▶ _EXTRACTED MATERIAL_

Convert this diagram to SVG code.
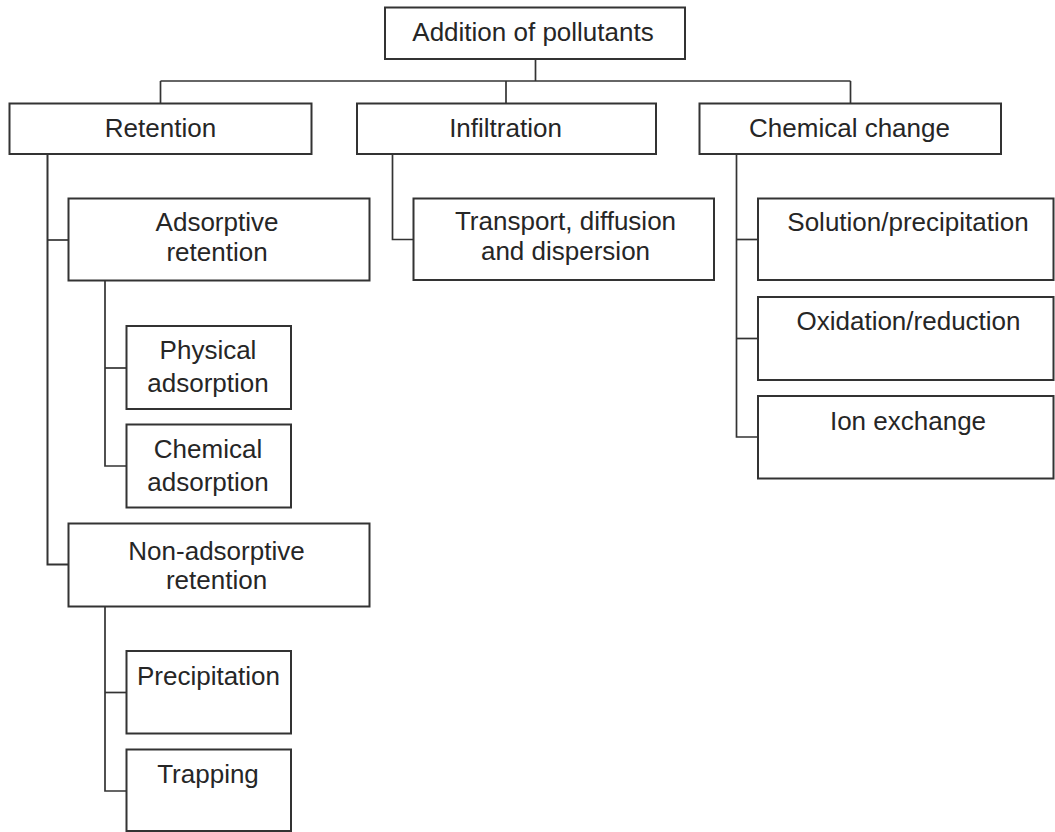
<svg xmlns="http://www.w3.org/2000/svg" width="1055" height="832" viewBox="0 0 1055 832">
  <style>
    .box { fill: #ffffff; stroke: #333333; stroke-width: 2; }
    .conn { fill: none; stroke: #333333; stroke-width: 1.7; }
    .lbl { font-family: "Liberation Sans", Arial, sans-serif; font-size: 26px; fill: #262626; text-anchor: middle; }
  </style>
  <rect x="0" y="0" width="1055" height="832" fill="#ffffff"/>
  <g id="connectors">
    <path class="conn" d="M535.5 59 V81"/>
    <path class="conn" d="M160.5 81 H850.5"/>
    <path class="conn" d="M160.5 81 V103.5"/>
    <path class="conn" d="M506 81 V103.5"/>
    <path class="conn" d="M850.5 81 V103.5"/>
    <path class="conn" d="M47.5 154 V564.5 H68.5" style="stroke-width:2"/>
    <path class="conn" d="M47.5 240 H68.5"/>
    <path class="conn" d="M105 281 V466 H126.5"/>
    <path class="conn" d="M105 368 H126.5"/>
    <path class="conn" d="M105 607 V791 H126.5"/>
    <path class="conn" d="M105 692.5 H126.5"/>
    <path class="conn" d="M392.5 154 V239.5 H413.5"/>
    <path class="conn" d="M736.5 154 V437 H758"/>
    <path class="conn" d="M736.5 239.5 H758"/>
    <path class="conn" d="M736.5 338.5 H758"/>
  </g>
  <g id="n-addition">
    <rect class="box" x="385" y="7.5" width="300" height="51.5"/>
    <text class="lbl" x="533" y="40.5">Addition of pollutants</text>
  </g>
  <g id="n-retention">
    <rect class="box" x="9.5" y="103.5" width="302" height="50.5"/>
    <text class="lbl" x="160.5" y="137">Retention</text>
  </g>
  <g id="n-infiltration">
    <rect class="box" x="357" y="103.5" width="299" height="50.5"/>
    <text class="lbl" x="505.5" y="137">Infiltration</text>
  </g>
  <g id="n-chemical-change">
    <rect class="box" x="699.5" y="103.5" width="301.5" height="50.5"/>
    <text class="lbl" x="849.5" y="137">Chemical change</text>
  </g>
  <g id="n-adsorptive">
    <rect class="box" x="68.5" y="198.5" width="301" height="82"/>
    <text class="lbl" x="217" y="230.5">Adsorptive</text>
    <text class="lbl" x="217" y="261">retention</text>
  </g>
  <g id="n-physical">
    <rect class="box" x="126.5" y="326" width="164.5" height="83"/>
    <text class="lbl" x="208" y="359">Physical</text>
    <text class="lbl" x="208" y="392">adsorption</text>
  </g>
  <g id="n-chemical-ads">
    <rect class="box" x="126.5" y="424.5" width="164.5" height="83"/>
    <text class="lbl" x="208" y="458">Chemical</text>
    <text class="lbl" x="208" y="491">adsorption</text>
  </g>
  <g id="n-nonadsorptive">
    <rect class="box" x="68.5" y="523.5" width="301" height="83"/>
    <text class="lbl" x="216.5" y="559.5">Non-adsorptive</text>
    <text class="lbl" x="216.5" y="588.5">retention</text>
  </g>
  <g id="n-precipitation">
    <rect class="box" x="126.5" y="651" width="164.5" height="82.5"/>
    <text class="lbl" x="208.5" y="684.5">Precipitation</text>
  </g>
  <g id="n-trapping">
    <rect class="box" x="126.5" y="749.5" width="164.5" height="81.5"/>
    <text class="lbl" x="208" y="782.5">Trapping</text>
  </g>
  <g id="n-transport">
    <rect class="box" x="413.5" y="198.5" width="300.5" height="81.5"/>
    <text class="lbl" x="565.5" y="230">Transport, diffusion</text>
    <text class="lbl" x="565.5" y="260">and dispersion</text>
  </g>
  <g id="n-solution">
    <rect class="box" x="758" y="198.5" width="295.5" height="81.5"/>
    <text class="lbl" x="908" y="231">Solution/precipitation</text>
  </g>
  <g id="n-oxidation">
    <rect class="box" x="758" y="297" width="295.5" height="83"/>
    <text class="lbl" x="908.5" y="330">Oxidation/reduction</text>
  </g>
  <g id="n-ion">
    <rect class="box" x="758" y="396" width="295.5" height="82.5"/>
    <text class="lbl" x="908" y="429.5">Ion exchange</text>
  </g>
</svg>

---

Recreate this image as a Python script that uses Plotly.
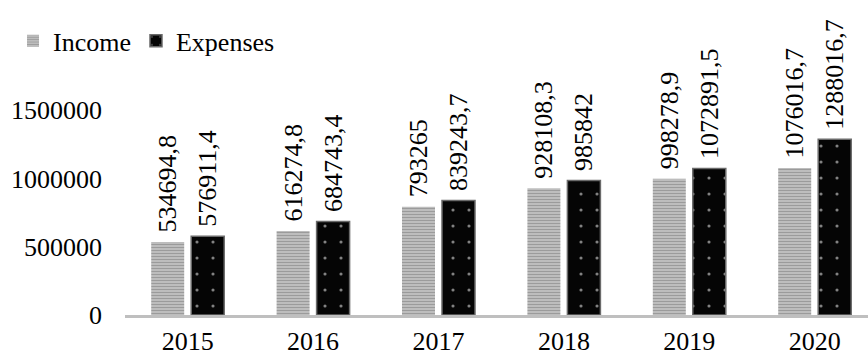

▶ _PROMPT_
Review the material and copy each line in which the word "this" appears.

▶ _TASK OUTPUT_
Convert this diagram to SVG code.
Recreate this image as a Python script that uses Plotly.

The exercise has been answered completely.